Mixing stones is where people either get results or get annoyed. Too many pieces on the table and it turns into clutter. So try one “anchor” stone and one “support” stone. Example: black tourmaline as the anchor, red jasper as the support. Red jasper is usually opaque and earthy, and good material has that brick-red look with little streaks or swirls. Another pairing is hematite with garnet. Garnet’s often sold as tumbled dark red pebbles, but if you can find almandine crystals in schist, you get that sparkly wine-red flash on the dodecahedron faces when you tilt it under a lamp.
Buying Root Chakra crystals is where a little mineral-shop skepticism saves you money. The problem with “obsidian” online is that a lot of it is just black glass with a fancy label, and sometimes that’s literally what obsidian is, but sellers don’t always tell you if it’s manmade. Real volcanic obsidian often has flow lines, tiny bubbles, or a slightly greasy luster on fresh fractures. Look closely at the edge. If it’s perfectly uniform and looks like a cut bottle, be cautious. With smoky quartz, watch for color that looks too even and too dark. Some pieces are irradiated to deepen the brown, and the color can look like it was poured in.
For black tourmaline, don’t expect a perfect, glossy wand every time. Raw schorl often comes with chips, uneven terminations, and bits of host rock. That’s normal. What you do want is hardness and texture. If you scratch it with a steel nail, it shouldn’t gouge easily. And those vertical striations are a good sign you’re looking at actual tourmaline structure, not a dyed resin stick. As for hematite, the classic collector trick is the streak test. On unglazed ceramic, real hematite leaves a reddish-brown streak even when the stone itself looks gunmetal gray.
Care is straightforward, but there are a couple gotchas.
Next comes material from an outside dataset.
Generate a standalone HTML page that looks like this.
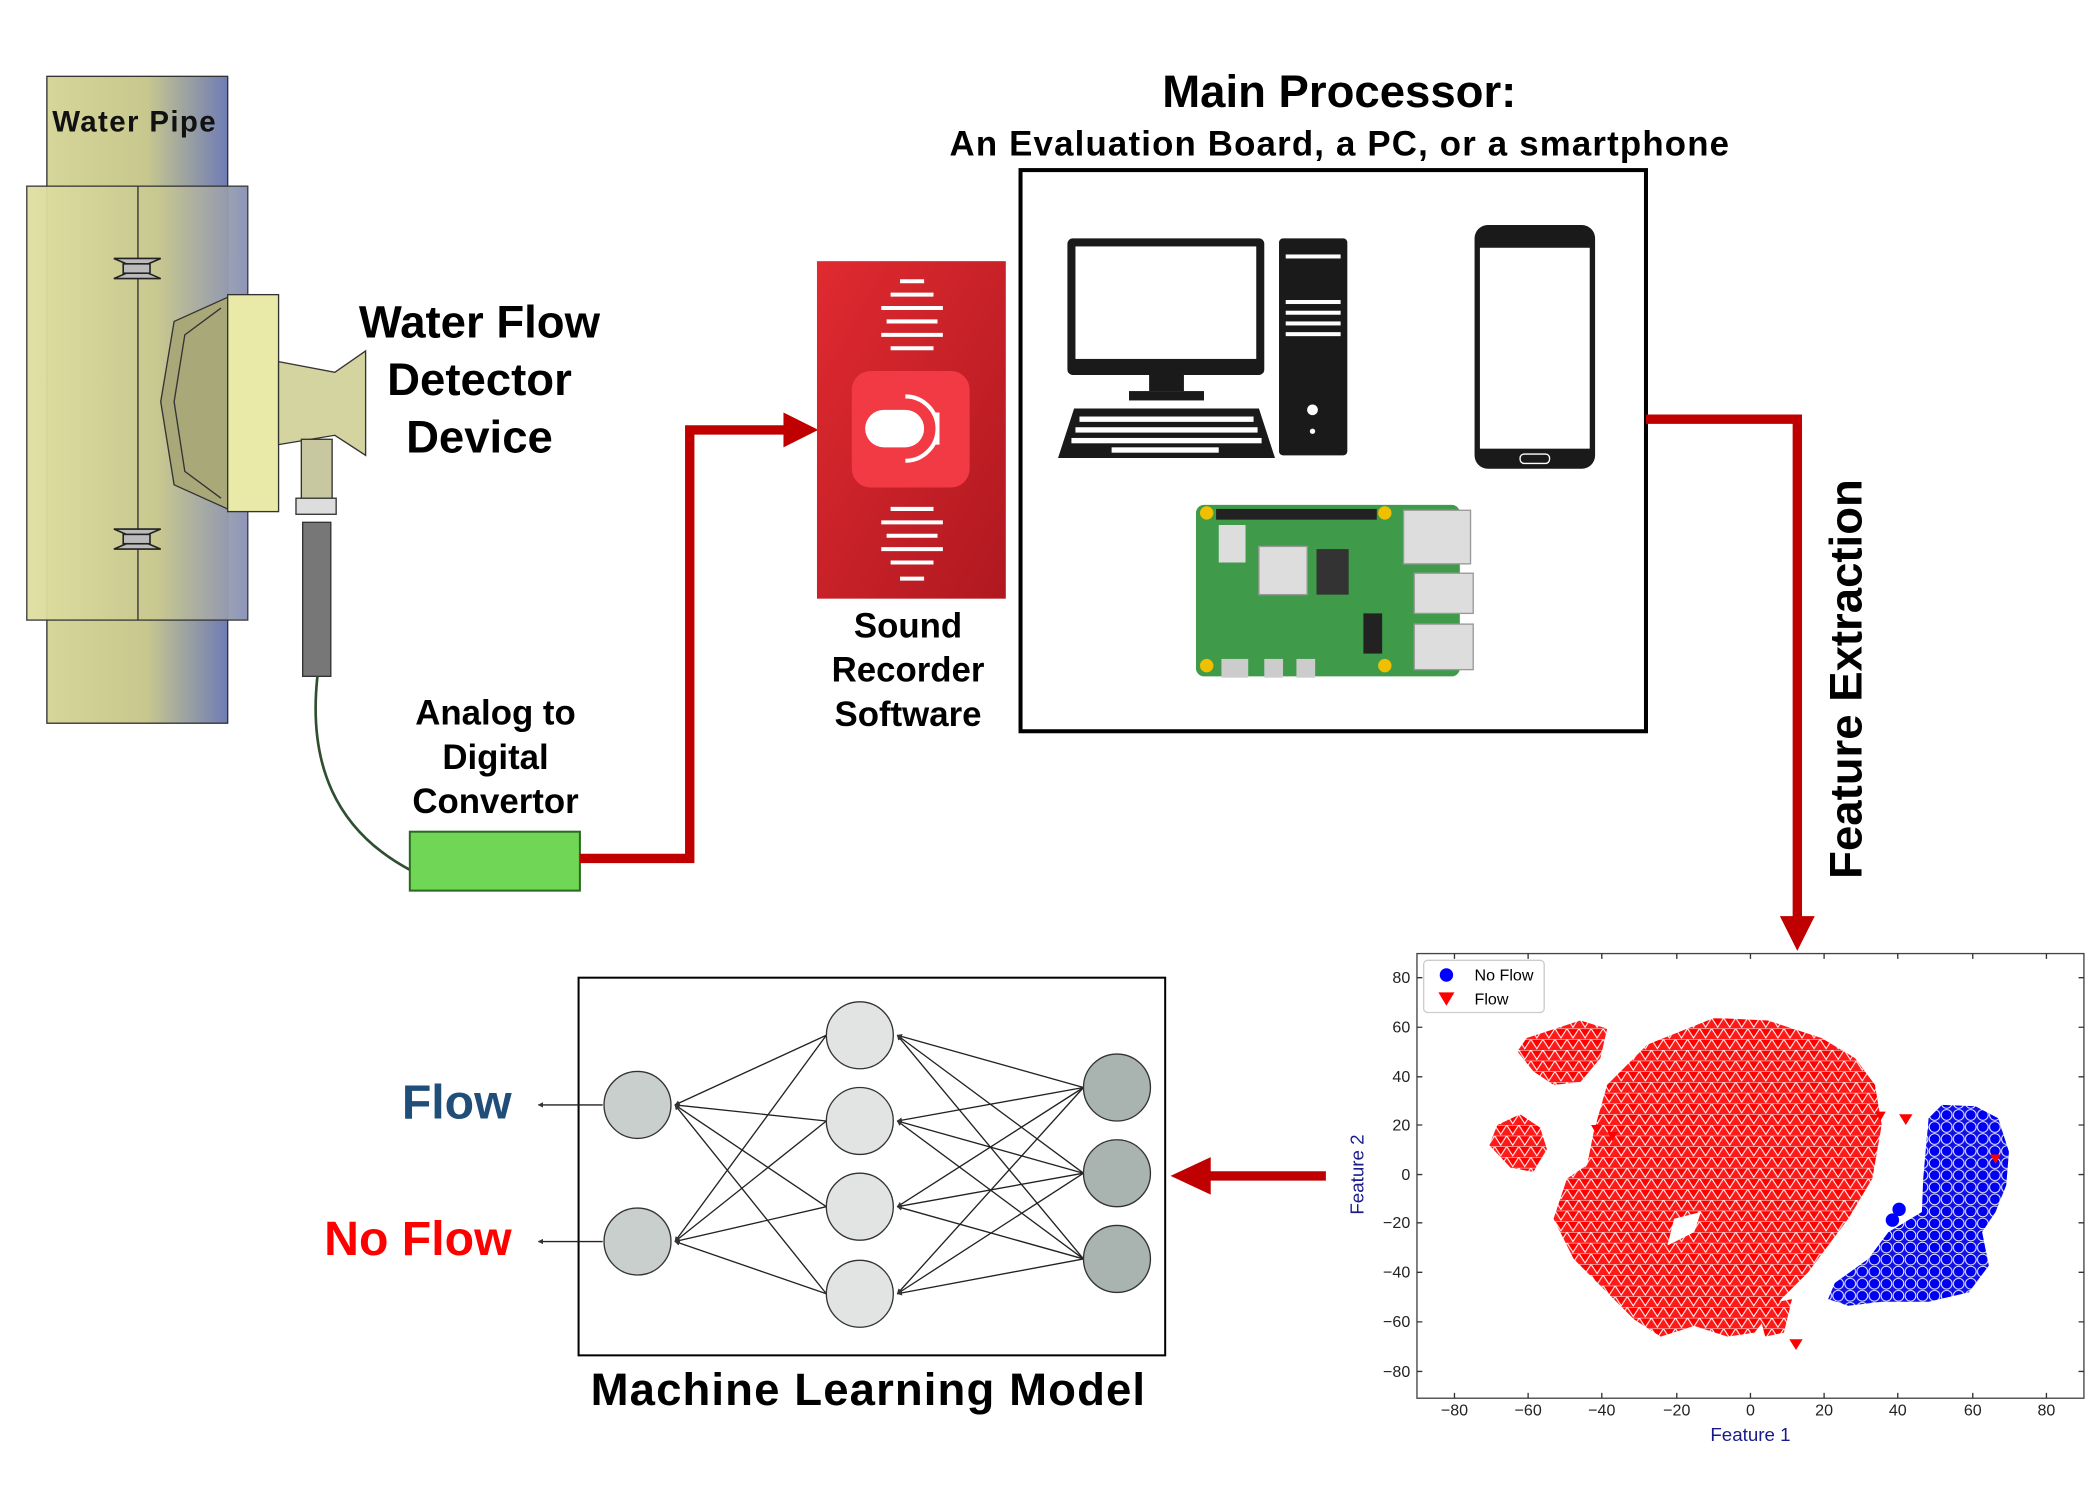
<!DOCTYPE html>
<html><head><meta charset="utf-8"><style>
html,body{margin:0;padding:0;background:#fff;}
svg{display:block;}
text{font-family:"Liberation Sans",Arial,sans-serif;}
</style></head><body>
<svg width="2100" height="1500" viewBox="0 0 1568 1120" preserveAspectRatio="none" xmlns="http://www.w3.org/2000/svg">
<defs>
<linearGradient id="pipe" x1="0" x2="1" y1="0" y2="0">
<stop offset="0" stop-color="#d6d69a"/><stop offset="0.55" stop-color="#c8c88e"/><stop offset="1" stop-color="#6f7cb5"/>
</linearGradient>
<linearGradient id="clamp" x1="0" x2="1"><stop offset="0" stop-color="#e0e0a2"/><stop offset="0.6" stop-color="#c8c890"/><stop offset="1" stop-color="#8890b8"/></linearGradient>
<linearGradient id="redbox" x1="0" x2="1" y1="0" y2="1"><stop offset="0" stop-color="#e02a30"/><stop offset="1" stop-color="#b01820"/></linearGradient>
<pattern id="tri" width="9" height="8" patternUnits="userSpaceOnUse">
<rect width="9" height="8" fill="#ff1a1a"/><path d="M0 0 L9 0 L4.5 7 Z" fill="#f00" stroke="#fff" stroke-width="0.8"/>
</pattern>
<pattern id="circ" width="9" height="9" patternUnits="userSpaceOnUse">
<rect width="9" height="9" fill="#1010e8"/><circle cx="4.5" cy="4.5" r="4" fill="#0000f0" stroke="#fff" stroke-width="0.7"/>
</pattern>
<marker id="ah" markerWidth="4" markerHeight="4" refX="3.5" refY="2" orient="auto" markerUnits="strokeWidth"><path d="M0 0 L4 2 L0 4Z" fill="#333"/></marker>
</defs>

<!-- Water pipe -->
<rect x="35" y="57" width="135" height="483" fill="url(#pipe)" stroke="#333" stroke-width="1"/>
<rect x="20" y="139" width="165" height="324" fill="url(#clamp)" stroke="#333" stroke-width="1" opacity="0.95"/>
<line x1="103" y1="139" x2="103" y2="463" stroke="#333" stroke-width="1"/>
<text x="39" y="98" font-size="22" fill="#111" font-weight="bold" textLength="122">Water Pipe</text>
<g stroke="#222" fill="#bbb" stroke-width="1.2">
<path d="M85 193 L120 208 L85 208 L120 193 Z"/><rect x="92" y="197" width="20" height="7"/>
<path d="M85 395 L120 410 L85 410 L120 395 Z"/><rect x="92" y="399" width="20" height="7"/>
</g>
<!-- detector -->
<path d="M170 222 L130 240 L120 300 L130 362 L170 380 Z" fill="#a8a878" stroke="#333"/>
<path d="M165 230 L138 250 L130 300 L138 352 L165 372" fill="none" stroke="#333"/>
<rect x="170" y="220" width="38" height="162" fill="#eaeaa8" stroke="#333"/>
<path d="M208 270 L250 278 L273 262 L273 340 L250 325 L208 332 Z" fill="#d4d4a0" stroke="#333"/>
<rect x="225" y="328" width="23" height="52" fill="#c8c8a0" stroke="#333"/>
<rect x="221" y="372" width="30" height="12" fill="#ddd" stroke="#333"/>
<rect x="226" y="390" width="21" height="115" fill="#777" stroke="#333"/>
<path d="M237 505 C230 570 250 620 307 650" fill="none" stroke="#2f4f2f" stroke-width="2"/>
<text font-size="34" font-weight="bold" text-anchor="middle" fill="#000"><tspan x="358" y="252">Water Flow</tspan><tspan x="358" y="295">Detector</tspan><tspan x="358" y="338">Device</tspan></text>
<text font-size="26" font-weight="bold" text-anchor="middle" fill="#000"><tspan x="370" y="541">Analog to</tspan><tspan x="370" y="574">Digital</tspan><tspan x="370" y="607">Convertor</tspan></text>
<rect x="306" y="621" width="127" height="44" fill="#6fd656" stroke="#2a6a20" stroke-width="1.5"/>
<!-- red connector 1 -->
<polyline points="433,641 515,641 515,321 588,321" fill="none" stroke="#c00000" stroke-width="7"/>
<path d="M585 308 L611 321 L585 334 Z" fill="#c00000"/>
<!-- sound recorder -->
<rect x="610" y="195" width="141" height="252" fill="url(#redbox)"/>
<rect x="636" y="277" width="88" height="87" rx="14" fill="#f23a44"/>
<rect x="646" y="306" width="44" height="28" rx="14" fill="#fff"/>
<path d="M676 296 A22 22 0 0 1 676 344" fill="none" stroke="#fff" stroke-width="3"/>
<line x1="700" y1="308" x2="700" y2="332" stroke="#fff" stroke-width="3"/>
<g stroke="#fff" stroke-width="3">
<line x1="672" y1="210" x2="690" y2="210"/><line x1="665" y1="220" x2="697" y2="220"/><line x1="658" y1="230" x2="704" y2="230"/><line x1="662" y1="240" x2="700" y2="240"/><line x1="658" y1="250" x2="704" y2="250"/><line x1="665" y1="260" x2="697" y2="260"/>
<line x1="665" y1="380" x2="697" y2="380"/><line x1="658" y1="390" x2="704" y2="390"/><line x1="662" y1="400" x2="700" y2="400"/><line x1="658" y1="410" x2="704" y2="410"/><line x1="665" y1="420" x2="697" y2="420"/><line x1="672" y1="432" x2="690" y2="432"/>
</g>
<text font-size="26" font-weight="bold" text-anchor="middle" fill="#000"><tspan x="678" y="476">Sound</tspan><tspan x="678" y="509">Recorder</tspan><tspan x="678" y="542">Software</tspan></text>
<!-- main processor -->
<text x="1000" y="80" font-size="34" font-weight="bold" text-anchor="middle">Main Processor:</text>
<text x="1000" y="116" font-size="26" text-anchor="middle" font-weight="bold" textLength="582">An Evaluation Board, a PC, or a smartphone</text>
<rect x="762" y="127" width="467" height="419" fill="#fff" stroke="#000" stroke-width="3"/>
<rect x="797" y="178" width="147" height="102" rx="4" fill="#1a1a1a"/>
<rect x="803" y="184" width="135" height="84" fill="#fff"/>
<rect x="858" y="280" width="26" height="12" fill="#1a1a1a"/><rect x="843" y="292" width="56" height="7" fill="#1a1a1a"/>
<path d="M802 305 L940 305 L952 342 L790 342 Z" fill="#1a1a1a"/>
<g fill="#fff"><rect x="806" y="311" width="130" height="4"/><rect x="803" y="319" width="136" height="4"/><rect x="800" y="327" width="142" height="4"/><rect x="830" y="334" width="80" height="4"/></g>
<rect x="955" y="178" width="51" height="162" rx="3" fill="#1a1a1a"/>
<g fill="#fff"><rect x="960" y="190" width="41" height="3"/><rect x="960" y="224" width="41" height="3"/><rect x="960" y="232" width="41" height="3"/><rect x="960" y="240" width="41" height="3"/><rect x="960" y="248" width="41" height="3"/><circle cx="980" cy="306" r="4"/><circle cx="980" cy="322" r="2"/></g>
<rect x="1101" y="168" width="90" height="182" rx="10" fill="#1a1a1a"/>
<rect x="1105" y="185" width="82" height="150" fill="#fff"/>
<rect x="1135" y="339" width="22" height="7" rx="3" fill="none" stroke="#fff"/>
<rect x="893" y="377" width="197" height="128" rx="6" fill="#3f9a4a"/>
<rect x="908" y="380" width="120" height="8" fill="#222"/>
<rect x="940" y="408" width="36" height="36" fill="#ddd" stroke="#999"/>
<rect x="983" y="410" width="24" height="34" fill="#333"/>
<rect x="1048" y="381" width="50" height="40" fill="#ddd" stroke="#999"/>
<rect x="1056" y="428" width="44" height="30" fill="#ddd" stroke="#999"/>
<rect x="1056" y="466" width="44" height="34" fill="#ddd" stroke="#999"/>
<rect x="910" y="392" width="20" height="28" fill="#ddd"/>
<rect x="1018" y="458" width="14" height="30" fill="#222"/>
<g fill="#f0c000"><circle cx="901" cy="383" r="5"/><circle cx="1034" cy="383" r="5"/><circle cx="901" cy="497" r="5"/><circle cx="1034" cy="497" r="5"/></g>
<g fill="#ccc"><rect x="912" y="492" width="20" height="14"/><rect x="944" y="492" width="14" height="14"/><rect x="968" y="492" width="14" height="14"/></g>
<!-- red connector 2 -->
<polyline points="1229,313 1342,313 1342,688" fill="none" stroke="#c00000" stroke-width="7"/>
<path d="M1329 684 L1342 710 L1355 684 Z" fill="#c00000"/>
<text transform="translate(1390,507) rotate(-90)" font-size="34" font-weight="bold" text-anchor="middle">Feature Extraction</text>
<!-- scatter -->
<rect x="1058" y="712" width="498" height="332" fill="#fff" stroke="#444" stroke-width="1"/>
<g stroke="#333" stroke-width="1">
<path d="M1086 1044v-4M1141 1044v-4M1196 1044v-4M1252 1044v-4M1307 1044v-4M1362 1044v-4M1417 1044v-4M1473 1044v-4M1528 1044v-4"/>
<path d="M1086 712v4M1141 712v4M1196 712v4M1252 712v4M1307 712v4M1362 712v4M1417 712v4M1473 712v4M1528 712v4"/>
<path d="M1058 730h4M1058 767h4M1058 804h4M1058 840h4M1058 877h4M1058 913h4M1058 950h4M1058 987h4M1058 1024h4"/>
<path d="M1556 730h-4M1556 767h-4M1556 804h-4M1556 840h-4M1556 877h-4M1556 913h-4M1556 950h-4M1556 987h-4M1556 1024h-4"/>
</g>
<g font-size="12" fill="#222" text-anchor="middle">
<text x="1086" y="1057">−80</text><text x="1141" y="1057">−60</text><text x="1196" y="1057">−40</text><text x="1252" y="1057">−20</text><text x="1307" y="1057">0</text><text x="1362" y="1057">20</text><text x="1417" y="1057">40</text><text x="1473" y="1057">60</text><text x="1528" y="1057">80</text>
</g>
<g font-size="12" fill="#222" text-anchor="end">
<text x="1053" y="734">80</text><text x="1053" y="771">60</text><text x="1053" y="808">40</text><text x="1053" y="844">20</text><text x="1053" y="881">0</text><text x="1053" y="917">−20</text><text x="1053" y="954">−40</text><text x="1053" y="991">−60</text><text x="1053" y="1028">−80</text>
</g>
<text x="1307" y="1076" font-size="14" fill="#1a1a8c" text-anchor="middle">Feature 1</text>
<text transform="translate(1018,877) rotate(-90)" font-size="14" fill="#1a1a8c" text-anchor="middle">Feature 2</text>
<rect x="1063" y="717" width="90" height="39" rx="3" fill="#fff" stroke="#ccc"/>
<circle cx="1080" cy="728" r="5" fill="#00f"/><path d="M1074 741 L1086 741 L1080 751 Z" fill="#f00"/>
<text x="1101" y="732" font-size="12">No Flow</text><text x="1101" y="750" font-size="12">Flow</text>
<g fill="url(#tri)">
<path d="M1140 775 L1180 762 L1200 768 L1195 790 L1180 808 L1160 810 L1145 800 L1133 785 Z"/>
<path d="M1118 840 L1135 832 L1150 842 L1155 858 L1145 875 L1128 872 L1112 855 Z"/>
<path d="M1200 810 L1230 780 L1280 760 L1320 762 L1360 775 L1385 790 L1400 810 L1405 840 L1398 880 L1380 910 L1350 950 L1330 970 L1310 995 L1290 998 L1265 990 L1240 998 L1220 985 L1195 960 L1175 940 L1160 910 L1170 880 L1185 870 L1190 845 Z"/>
<path d="M1312 975 L1338 970 L1332 995 L1318 998 Z"/>
</g>
<path d="M1250 910 L1270 905 L1265 920 L1245 930 Z" fill="#fff"/>
<g fill="#f00"><path d="M1188 840 L1196 840 L1192 847Z"/><path d="M1200 845 L1208 845 L1204 852Z"/><path d="M1400 830 L1408 830 L1404 837Z"/></g>
<g fill="url(#circ)">
<path d="M1440 835 L1450 825 L1475 826 L1492 835 L1500 860 L1498 885 L1490 905 L1480 920 L1485 945 L1470 965 L1440 972 L1405 972 L1380 975 L1365 970 L1370 958 L1395 940 L1410 920 L1435 905 L1436 880 Z"/>
</g>
<circle cx="1418" cy="903" r="5" fill="#00f"/><circle cx="1413" cy="911" r="5" fill="#00f"/>
<path d="M1418 832 L1428 832 L1423 840 Z" fill="#f00"/><path d="M1336 1000 L1346 1000 L1341 1008 Z" fill="#f00"/>
<path d="M1486 862 L1494 862 L1490 869 Z" fill="#f00"/>
<!-- red arrow left -->
<line x1="990" y1="878" x2="900" y2="878" stroke="#c00000" stroke-width="7"/>
<path d="M904 864 L874 878 L904 892 Z" fill="#c00000"/>
<!-- NN -->
<rect x="432" y="730" width="438" height="282" fill="#fff" stroke="#000" stroke-width="1.5"/>
<g stroke="#222" stroke-width="1" marker-end="url(#ah)">
<line x1="809" y1="812" x2="670" y2="773"/><line x1="809" y1="812" x2="670" y2="837"/><line x1="809" y1="812" x2="670" y2="901"/><line x1="809" y1="812" x2="670" y2="966"/>
<line x1="809" y1="876" x2="670" y2="773"/><line x1="809" y1="876" x2="670" y2="837"/><line x1="809" y1="876" x2="670" y2="901"/><line x1="809" y1="876" x2="670" y2="966"/>
<line x1="809" y1="940" x2="670" y2="773"/><line x1="809" y1="940" x2="670" y2="837"/><line x1="809" y1="940" x2="670" y2="901"/><line x1="809" y1="940" x2="670" y2="966"/>
<line x1="617" y1="773" x2="504" y2="825"/><line x1="617" y1="837" x2="504" y2="825"/><line x1="617" y1="901" x2="504" y2="825"/><line x1="617" y1="966" x2="504" y2="825"/>
<line x1="617" y1="773" x2="504" y2="927"/><line x1="617" y1="837" x2="504" y2="927"/><line x1="617" y1="901" x2="504" y2="927"/><line x1="617" y1="966" x2="504" y2="927"/>
<line x1="450" y1="825" x2="402" y2="825"/><line x1="450" y1="927" x2="402" y2="927"/>
</g>
<g stroke="#333" stroke-width="1">
<circle cx="476" cy="825" r="25" fill="#c8cfcc"/><circle cx="476" cy="927" r="25" fill="#c8cfcc"/>
<circle cx="642" cy="773" r="25" fill="#e2e4e3"/><circle cx="642" cy="837" r="25" fill="#e2e4e3"/><circle cx="642" cy="901" r="25" fill="#e2e4e3"/><circle cx="642" cy="966" r="25" fill="#e2e4e3"/>
<circle cx="834" cy="812" r="25" fill="#a9b4b0"/><circle cx="834" cy="876" r="25" fill="#a9b4b0"/><circle cx="834" cy="940" r="25" fill="#a9b4b0"/>
</g>
<text x="382" y="835" font-size="36" font-weight="bold" fill="#1f4e79" text-anchor="end">Flow</text>
<text x="382" y="937" font-size="36" font-weight="bold" fill="#ff0000" text-anchor="end">No Flow</text>
<text x="648" y="1049" font-size="34" font-weight="bold" text-anchor="middle" textLength="414">Machine Learning Model</text>
</svg>
</body></html>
Selenite and salt bowls are trendy for “clearing,” but don’t toss everything in there without thinking. Hematite can rust if it lives damp, and some porous stones pick up residue. I wipe my daily-carry pieces with a damp cloth, dry them, and call it good. Sunlight is another one. Smoky quartz usually handles light fine, but dyed stones and some treated materials fade if you leave them on a windowsill for weeks.
If you’re building a Root Chakra set from scratch, don’t chase the rarest thing first. Start with one stone you’ll actually use. A palm-sized smoky quartz, a sturdy chunk of black tourmaline, or a heavy hematite tumble is enough to get the feel. Then, if you want to nerd out, add character pieces: a rainbow-sheen obsidian slab, a garnet-in-mica schist specimen, or a red jasper with interesting patterning. Root Chakra work, at its best, is consistent and boring in the right way. Same stone. Same touchpoint. Day after day, until “grounded” stops being a concept and starts being a habit.